• **Task to carry out**
Reproduce exactly the lines from the one containing "picture with matplotlib." down to the one containing "from matplotlib.lines import Line2D", including both of those lines, and nothing else.

• **Data shown**
---*---

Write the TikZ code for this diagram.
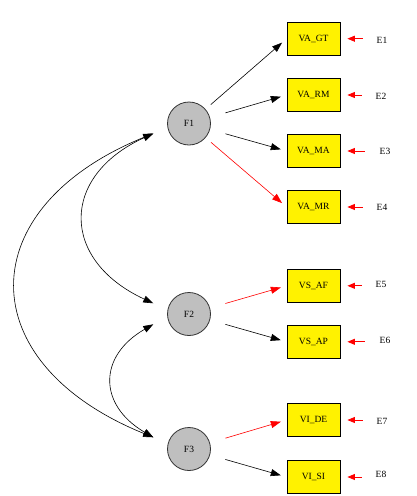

---*---

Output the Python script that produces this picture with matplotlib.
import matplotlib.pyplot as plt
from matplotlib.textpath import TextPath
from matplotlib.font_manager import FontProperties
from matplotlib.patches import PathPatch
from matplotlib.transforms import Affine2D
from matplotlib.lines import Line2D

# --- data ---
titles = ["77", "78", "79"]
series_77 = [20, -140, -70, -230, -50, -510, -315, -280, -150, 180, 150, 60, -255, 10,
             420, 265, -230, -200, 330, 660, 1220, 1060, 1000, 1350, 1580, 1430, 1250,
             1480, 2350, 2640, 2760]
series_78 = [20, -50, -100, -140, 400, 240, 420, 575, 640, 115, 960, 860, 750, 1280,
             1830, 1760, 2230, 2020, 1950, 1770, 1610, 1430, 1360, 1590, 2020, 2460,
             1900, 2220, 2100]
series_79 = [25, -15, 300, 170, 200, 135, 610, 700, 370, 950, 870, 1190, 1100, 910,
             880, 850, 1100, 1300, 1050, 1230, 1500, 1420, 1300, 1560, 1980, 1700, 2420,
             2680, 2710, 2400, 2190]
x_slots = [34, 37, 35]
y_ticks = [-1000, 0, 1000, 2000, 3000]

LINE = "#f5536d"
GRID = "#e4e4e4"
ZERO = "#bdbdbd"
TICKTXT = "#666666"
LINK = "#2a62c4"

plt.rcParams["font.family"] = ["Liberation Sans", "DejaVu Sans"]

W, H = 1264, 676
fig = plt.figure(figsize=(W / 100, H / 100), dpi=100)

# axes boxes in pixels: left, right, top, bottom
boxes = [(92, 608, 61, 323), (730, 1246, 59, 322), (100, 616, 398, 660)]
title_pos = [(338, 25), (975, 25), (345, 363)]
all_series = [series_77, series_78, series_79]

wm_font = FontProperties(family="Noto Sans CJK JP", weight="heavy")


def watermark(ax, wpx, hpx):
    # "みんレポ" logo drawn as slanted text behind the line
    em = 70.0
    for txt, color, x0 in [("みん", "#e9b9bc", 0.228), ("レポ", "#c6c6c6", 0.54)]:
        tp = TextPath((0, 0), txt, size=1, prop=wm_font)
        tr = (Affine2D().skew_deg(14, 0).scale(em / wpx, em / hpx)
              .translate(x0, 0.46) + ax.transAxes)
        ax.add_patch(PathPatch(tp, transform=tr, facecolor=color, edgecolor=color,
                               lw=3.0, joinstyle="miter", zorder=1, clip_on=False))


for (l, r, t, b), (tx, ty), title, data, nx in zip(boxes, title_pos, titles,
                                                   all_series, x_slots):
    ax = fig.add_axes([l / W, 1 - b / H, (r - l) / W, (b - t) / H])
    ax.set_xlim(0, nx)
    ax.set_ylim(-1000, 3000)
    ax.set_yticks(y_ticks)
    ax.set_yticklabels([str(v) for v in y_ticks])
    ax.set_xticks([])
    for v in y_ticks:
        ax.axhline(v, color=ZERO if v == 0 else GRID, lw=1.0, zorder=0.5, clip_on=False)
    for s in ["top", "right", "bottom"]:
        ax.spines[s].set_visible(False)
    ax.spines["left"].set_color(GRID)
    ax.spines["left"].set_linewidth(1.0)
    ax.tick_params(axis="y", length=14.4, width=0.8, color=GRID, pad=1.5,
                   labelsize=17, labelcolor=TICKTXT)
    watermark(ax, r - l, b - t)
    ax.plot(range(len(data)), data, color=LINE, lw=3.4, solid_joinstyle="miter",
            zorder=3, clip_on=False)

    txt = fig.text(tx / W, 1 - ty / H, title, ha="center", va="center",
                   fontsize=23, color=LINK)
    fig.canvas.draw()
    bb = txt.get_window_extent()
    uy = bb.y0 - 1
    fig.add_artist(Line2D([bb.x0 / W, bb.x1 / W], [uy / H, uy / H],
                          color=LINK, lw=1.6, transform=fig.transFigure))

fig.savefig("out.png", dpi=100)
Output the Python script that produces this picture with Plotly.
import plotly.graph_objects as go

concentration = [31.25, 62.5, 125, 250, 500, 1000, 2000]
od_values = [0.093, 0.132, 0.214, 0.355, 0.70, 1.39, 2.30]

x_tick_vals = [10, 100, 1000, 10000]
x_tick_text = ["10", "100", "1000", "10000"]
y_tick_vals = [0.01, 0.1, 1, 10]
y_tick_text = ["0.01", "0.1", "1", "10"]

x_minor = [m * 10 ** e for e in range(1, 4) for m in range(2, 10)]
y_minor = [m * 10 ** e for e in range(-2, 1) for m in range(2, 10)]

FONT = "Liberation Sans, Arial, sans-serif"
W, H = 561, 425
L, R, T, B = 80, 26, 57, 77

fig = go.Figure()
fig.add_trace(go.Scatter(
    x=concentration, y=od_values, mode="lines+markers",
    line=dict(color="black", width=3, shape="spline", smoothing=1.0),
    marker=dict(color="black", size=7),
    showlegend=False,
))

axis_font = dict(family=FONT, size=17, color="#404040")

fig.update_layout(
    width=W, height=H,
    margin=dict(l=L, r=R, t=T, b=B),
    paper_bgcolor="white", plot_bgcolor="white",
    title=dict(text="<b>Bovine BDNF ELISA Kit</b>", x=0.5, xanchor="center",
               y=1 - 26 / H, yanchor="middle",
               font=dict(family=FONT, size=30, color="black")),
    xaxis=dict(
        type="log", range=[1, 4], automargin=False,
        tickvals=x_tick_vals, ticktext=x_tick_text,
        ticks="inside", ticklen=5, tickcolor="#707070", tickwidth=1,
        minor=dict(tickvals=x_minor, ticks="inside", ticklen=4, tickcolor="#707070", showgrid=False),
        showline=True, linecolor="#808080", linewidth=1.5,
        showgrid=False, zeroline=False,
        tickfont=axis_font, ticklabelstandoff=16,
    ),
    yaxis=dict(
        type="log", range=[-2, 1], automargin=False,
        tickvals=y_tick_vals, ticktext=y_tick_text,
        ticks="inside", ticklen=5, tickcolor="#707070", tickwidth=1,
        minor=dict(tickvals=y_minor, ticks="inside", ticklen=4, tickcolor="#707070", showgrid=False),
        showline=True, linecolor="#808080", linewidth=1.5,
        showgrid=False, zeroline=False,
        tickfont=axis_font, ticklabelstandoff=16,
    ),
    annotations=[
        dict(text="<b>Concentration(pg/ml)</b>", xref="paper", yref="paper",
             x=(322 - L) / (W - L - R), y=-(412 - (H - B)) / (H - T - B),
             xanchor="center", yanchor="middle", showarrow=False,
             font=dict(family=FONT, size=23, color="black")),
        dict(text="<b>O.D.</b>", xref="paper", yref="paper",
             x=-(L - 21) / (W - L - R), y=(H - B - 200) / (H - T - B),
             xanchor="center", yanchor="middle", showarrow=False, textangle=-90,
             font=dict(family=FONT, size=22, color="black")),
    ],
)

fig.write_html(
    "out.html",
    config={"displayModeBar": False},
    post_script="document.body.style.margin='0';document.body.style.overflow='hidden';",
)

---*---

• **Response below**
Output the Python script that produces this picture with matplotlib.
import matplotlib.pyplot as plt
from matplotlib.textpath import TextPath
from matplotlib.font_manager import FontProperties
from matplotlib.patches import PathPatch
from matplotlib.transforms import Affine2D
from matplotlib.lines import Line2D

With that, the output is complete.